Recordes de aquecimento global aceleram a corrida contra o relógio do Acordo de Paris
Frequência alarmante de recordes de aquecimento global acima de 1,5ºC coloca o planeta cada vez mais próximo do ponto de não retorno.
O Serviço de Mudanças Climáticas Copernicus, uma iniciativa do Centro Europeu para as Previsões Meteorológicas a Médio Prazo (ECMWF) que fornece dados e informações sobre o clima para apoiar políticas e decisões em nível global, divulgou recentemente que, ao longo de 2024, nove dos primeiros dez meses e quinze dos últimos dezesseis meses apresentaram temperaturas médias globais da superfície do ar superiores a 1,5°C, em comparação aos níveis pré-industriais (1850-1900). Este dado reflete uma tendência alarmante de aquecimento global, com implicações graves para as metas climáticas estabelecidas no Acordo de Paris.
Em Julho deste ano, o planeta alcançou um marco histórico preocupante: os primeiros 12 meses consecutivos em que a temperatura da superfície global ultrapassou de forma consistente 1,5°C em relação à média de 1850-1900, segundo os dados da ERA5, principal conjunto de dados do Copernicus.
O gráfico abaixo mostra a anomalia mensal da temperatura média global da superfície do ar (°C) em relação à média do período pré-industrial, de janeiro de 1940 a junho de 2024. As cores variam de azul, representando os anos 1940, a vermelho, representando anos 2020. Essa visualização evidencia como o período de julho de 2023 a junho de 2024 (linha vermelha espessa) se destaca completamente das outras curvas, indicando um aquecimento acelerado.
O que é o Acordo de Paris e de onde vem os limiares 1,5ºC e 2,0ºC?
Firmado em 2015, o Acordo de Paris tem como objetivo central limitar o aumento da temperatura média global a bem abaixo de 2°C em relação aos níveis pré-industriais, com esforços significativos para restringir o aquecimento a 1,5°C até o final deste século. O tratado também busca aumentar a capacidade de adaptação dos países aos impactos das mudanças climáticas e promover fluxos financeiros para auxiliar na mitigação e adaptação.

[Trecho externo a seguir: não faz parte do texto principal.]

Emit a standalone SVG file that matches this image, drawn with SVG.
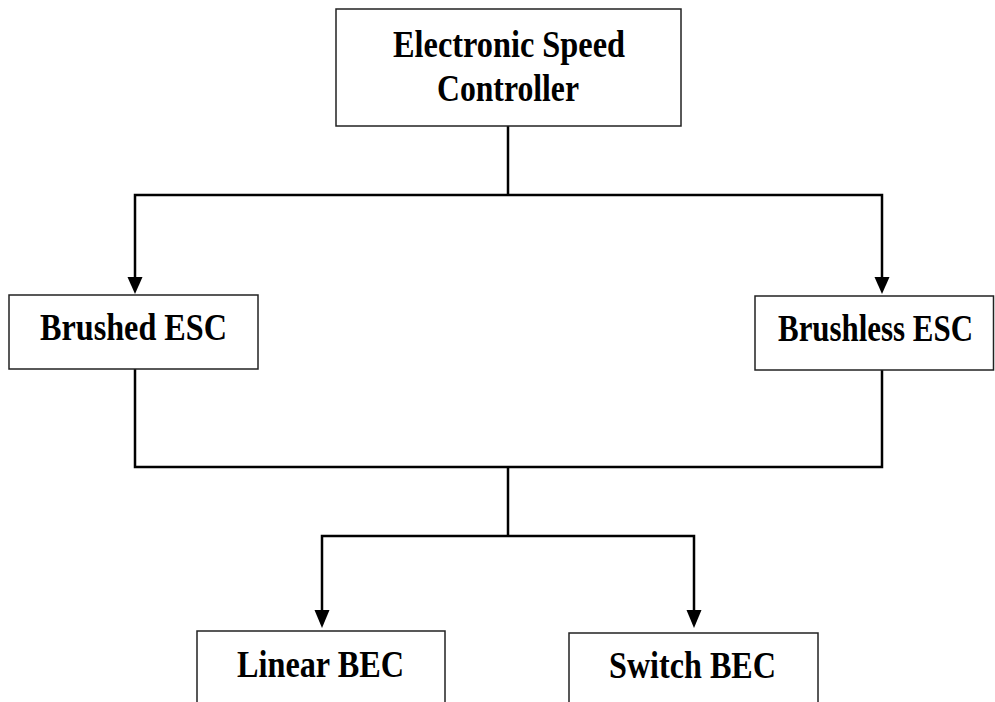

O aquecimento global de 1,5°C acima dos níveis pré-industriais é considerado o ponto crítico além do qual as consequências das mudanças climáticas se tornam muito mais graves para os seres humanos e os ecossistemas. De acordo com o Relatório Especial do Painel Intergovernamental sobre Mudanças Climáticas (IPCC) de 2018, os impactos de ultrapassar esse limiar incluem danos significativos à biodiversidade e à saúde humana, além de afetar negativamente os ecossistemas marinhos e as correntes oceânicas. O aquecimento de 2°C acarretaria perdas ainda maiores, com uma significativa redução nas áreas geográficas de sobrevivência de diversas espécies.
Apesar do tratado não estabelecer explicitamente como será feito o reconhecimento formal de quando o limiar de 1,5ºC será considerado alcançado, a frequência de recordes de aquecimento é assustadora, disparando um alerta de corrida contra o tempo para frear o ritmo do aquecimento.
O ponto de não retorno
Um atraso no reconhecimento da quebra do Acordo de Paris, seja por diferentes estratégias metodológicas de cálculo ou por viés ideológico — como ocorre com muitos governantes negacionistas — compromete gravemente o combate às mudanças climáticas. Essa demora posterga decisões cruciais em todas as escalas, local, regional e global, expondo o mundo a riscos de impactos irreversíveis.
É essencial destacar que muitos gases de efeito estufa possuem um tempo de vida extremamente longo na atmosfera, excedendo cem anos. Isso significa que os efeitos das emissões atuais continuarão a ser sentidos por gerações, mesmo que medidas drásticas sejam tomadas futuramente. Cada dia de inação nos aproxima dos cenários mais alarmantes previstos pelas projeções climáticas do IPCC, reforçando a urgência de agir antes que alcancemos o chamado ponto de não retorno.
No contexto do clima, isso ocorre quando o aquecimento global desencadeia mudanças abruptas nos sistemas da Terra, impossíveis de serem revertidas dentro de escalas de tempo humanas como, por exemplo, o degelo do Ártico, o desmatamento da floresta Amazônica e o colapso das correntes oceânicas.
Esses eventos são especialmente preocupantes porque, uma vez iniciados, tornam extremamente difícil — ou mesmo impossível — conter seus efeitos adversos, mesmo com ações humanas. É um alerta de que a ação imediata e coordenada é a única forma de evitar os cenários mais catastróficos e preservar um futuro habitável para as próximas gerações.